The first Chagall window was installed in 1978 when Chagall was 91. Eight more were subsequently fitted including one he completed just before his death at the ripe old age of 97. Fortunately his pupil Charles Marq (from the Atelier Jacques Simon in Reims), who had worked with Chagall for many years, completed a more simple series of windows, which were fitted in the side aisles 19 years later.



We decided that a visit to the Gutenberg Museum was a must and were certainly not disappointed. Johannes Gutenberg (1400-1468), an engraver, inventor and printer, is one of Mainz’s most famous sons and introduced the printing press to Europe. The highlight was seeing the priceless Gutenberg Bibles preserved in special cases in a darkened room (no photos allowed). There were also several other exhibitions covering the history of printing in general not only from Europe but calligraphy from the East. Many original machines and other printing devices were also on display. In fact you could have probably spent a whole day there if you were a serious printing enthusiast. We did a good couple of hours plus a visit to the gift store, which had some excellent gift ideas including little printing and craft sets, which I picked up for our granddaughters back home in Australia.

Another unexpected highlight came towards the end of our visit to the museum when we decided to head down into the basement to see the advertised demonstration of the reconstructed printing press used in Gutenberg’s time. We found, however, that it had been cancelled as they were holding a practice session for one of the staff members who was training to be a guide for French tour parties (though she was a native German speaker). Fortunately they kindly allowed us to sit in on the session provided we didn’t mind that the demonstration was in French. Monsieur and I can get by on French learnt at school and on our travels so we had the curious spectacle of watching Germans speaking French and forgetting all the technical names for the printing paraphernalia (many of which I wouldn’t have known in English!).

Then to my embarrassment I got hauled up on stage as the assistant!
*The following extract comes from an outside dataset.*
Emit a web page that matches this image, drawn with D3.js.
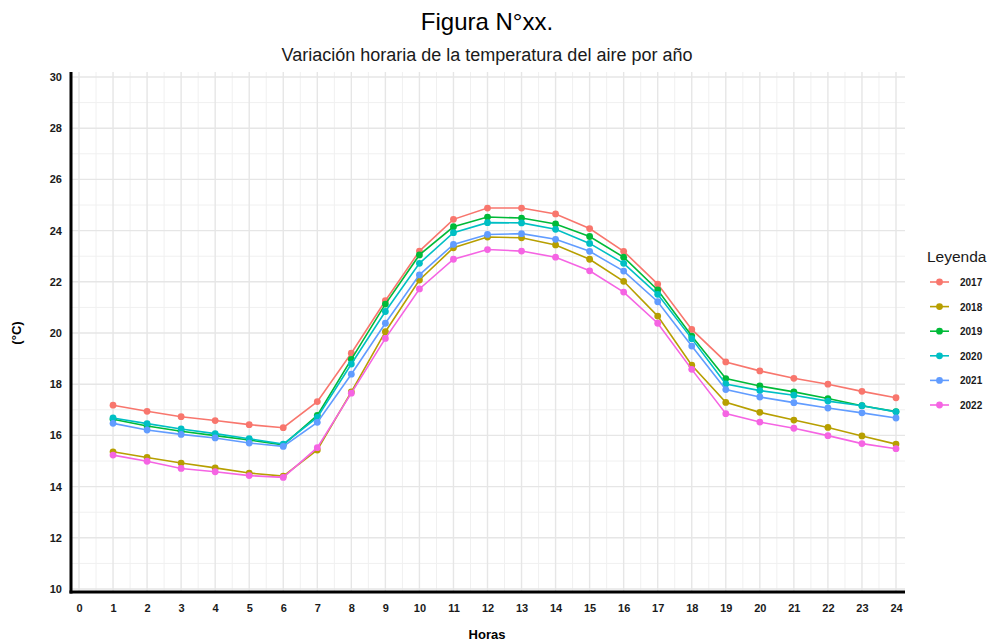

Since I can speak more German than French these days I kept reverting to German when I was trying to speak French and the poor flustered lady demonstrator forgot all the technical French words and kept breaking into English mixed with some German. It must have looked hilarious to other onlookers (a small crowd had gathered by this stage)! Monsieur recorded it all for posterity but I did get to take home a replica print of a page from the Gutenberg Bible!



There are more museums and places of historical interest in and around Mainz and this is just a selection of the highlights. Over the next few weeks I’ll be covering some of the day trips we took in the region – we packed quite a lot into our 6 days in the Rhineland area!